Infliction, who is still alive, made a statement to the inquiry, but the tribunal's three judges ruled last month that he would not be called to give evidence, for fear it could endanger his life.

His allegation that Mr McGuinness fired the opening shot has been described as "bogus and wholly unsubstantiated" by Mr McGuinness, who was second in command of the Provisional IRA in Derry at the time of the Bogside killings.

Officer A said that when he first met Infliction in 1984, he had already been an agent "for a matter of years" and had also been "a leading member of the Provisional IRA who no longer has access to the organisation".

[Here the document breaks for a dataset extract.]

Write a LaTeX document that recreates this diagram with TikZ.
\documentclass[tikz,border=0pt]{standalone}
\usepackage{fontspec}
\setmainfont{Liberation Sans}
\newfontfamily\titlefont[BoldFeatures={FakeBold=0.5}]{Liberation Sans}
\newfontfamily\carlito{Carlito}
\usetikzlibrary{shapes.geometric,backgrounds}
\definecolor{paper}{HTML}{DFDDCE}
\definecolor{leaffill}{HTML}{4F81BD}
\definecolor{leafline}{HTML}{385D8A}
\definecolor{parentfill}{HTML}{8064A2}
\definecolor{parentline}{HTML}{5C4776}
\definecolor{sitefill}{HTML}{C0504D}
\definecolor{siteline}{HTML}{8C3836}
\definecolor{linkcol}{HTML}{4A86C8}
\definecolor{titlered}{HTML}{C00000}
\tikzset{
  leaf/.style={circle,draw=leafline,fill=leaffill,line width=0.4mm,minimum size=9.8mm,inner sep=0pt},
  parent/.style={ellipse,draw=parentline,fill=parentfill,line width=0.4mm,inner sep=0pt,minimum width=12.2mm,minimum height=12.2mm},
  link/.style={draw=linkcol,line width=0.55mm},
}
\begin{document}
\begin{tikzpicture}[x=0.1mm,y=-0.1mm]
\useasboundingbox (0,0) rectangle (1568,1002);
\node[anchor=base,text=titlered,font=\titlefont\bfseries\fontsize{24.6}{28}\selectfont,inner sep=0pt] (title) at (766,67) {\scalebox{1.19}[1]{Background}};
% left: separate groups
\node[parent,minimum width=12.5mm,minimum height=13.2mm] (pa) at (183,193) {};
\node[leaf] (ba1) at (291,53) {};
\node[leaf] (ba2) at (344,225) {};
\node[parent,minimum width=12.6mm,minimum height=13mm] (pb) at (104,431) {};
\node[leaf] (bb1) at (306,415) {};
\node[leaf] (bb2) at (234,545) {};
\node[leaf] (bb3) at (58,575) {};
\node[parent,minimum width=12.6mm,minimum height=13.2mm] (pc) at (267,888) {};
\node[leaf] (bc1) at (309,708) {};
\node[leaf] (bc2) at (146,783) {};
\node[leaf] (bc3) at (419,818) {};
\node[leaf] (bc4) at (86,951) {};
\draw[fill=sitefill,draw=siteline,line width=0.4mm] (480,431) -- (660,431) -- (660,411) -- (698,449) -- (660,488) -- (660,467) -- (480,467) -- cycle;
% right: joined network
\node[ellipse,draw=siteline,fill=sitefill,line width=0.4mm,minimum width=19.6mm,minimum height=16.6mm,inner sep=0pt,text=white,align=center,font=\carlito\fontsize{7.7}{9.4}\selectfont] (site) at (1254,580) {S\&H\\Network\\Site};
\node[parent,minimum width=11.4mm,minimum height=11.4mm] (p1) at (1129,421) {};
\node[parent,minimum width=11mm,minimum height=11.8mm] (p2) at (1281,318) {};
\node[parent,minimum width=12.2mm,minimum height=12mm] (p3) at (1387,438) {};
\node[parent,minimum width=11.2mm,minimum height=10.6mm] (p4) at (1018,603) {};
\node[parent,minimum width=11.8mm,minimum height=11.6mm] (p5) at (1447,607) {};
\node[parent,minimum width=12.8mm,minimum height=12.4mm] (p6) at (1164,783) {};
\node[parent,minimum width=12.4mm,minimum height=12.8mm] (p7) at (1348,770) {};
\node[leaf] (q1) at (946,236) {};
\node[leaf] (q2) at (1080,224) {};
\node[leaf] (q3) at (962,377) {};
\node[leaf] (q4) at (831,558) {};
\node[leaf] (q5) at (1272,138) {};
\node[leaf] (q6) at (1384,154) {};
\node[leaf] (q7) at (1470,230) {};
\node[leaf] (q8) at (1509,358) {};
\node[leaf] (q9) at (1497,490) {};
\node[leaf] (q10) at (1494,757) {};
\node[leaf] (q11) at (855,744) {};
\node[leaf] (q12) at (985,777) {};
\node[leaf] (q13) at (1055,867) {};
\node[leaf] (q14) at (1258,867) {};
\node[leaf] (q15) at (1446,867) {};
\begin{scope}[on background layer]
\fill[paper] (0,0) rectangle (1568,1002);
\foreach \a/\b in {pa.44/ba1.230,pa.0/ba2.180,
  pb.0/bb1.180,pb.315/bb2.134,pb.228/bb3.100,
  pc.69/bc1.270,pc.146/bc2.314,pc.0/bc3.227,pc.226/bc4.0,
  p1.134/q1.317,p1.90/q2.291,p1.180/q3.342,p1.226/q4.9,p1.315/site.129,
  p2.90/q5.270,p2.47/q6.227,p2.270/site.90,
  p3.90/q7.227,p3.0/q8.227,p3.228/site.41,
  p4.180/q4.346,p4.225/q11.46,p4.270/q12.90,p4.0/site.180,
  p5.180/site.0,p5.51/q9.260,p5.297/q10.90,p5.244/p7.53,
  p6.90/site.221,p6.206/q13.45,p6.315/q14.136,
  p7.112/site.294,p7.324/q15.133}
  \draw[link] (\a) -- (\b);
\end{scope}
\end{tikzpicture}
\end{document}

The witness said that during their first meeting, the agent told him of a conversation he'd had with Mr McGuinness, in which "Martin McGuinness had admitted to Infliction that he had personally fired the shot from a Thompson machine gun".

Infliction, who continued to provide information to the Security Service until the early 90s, was, said Officer A, at one stage "a leading member of the Provisional IRA".

The witness said that although Infliction's information was "from his own perspective", he and others within the Security Service believed that "his intelligence was reliable".

Members of Mr McGuinness's legal team were at the hearing during Officer A's evidence, but the Sinn Féin politician instructed his legal representatives not to cross-examine any of the Security Service witnesses because of his objection to "the inquiry's handling of the intelligence agents".

Officer A will be cross-examined when the inquiry resumes today.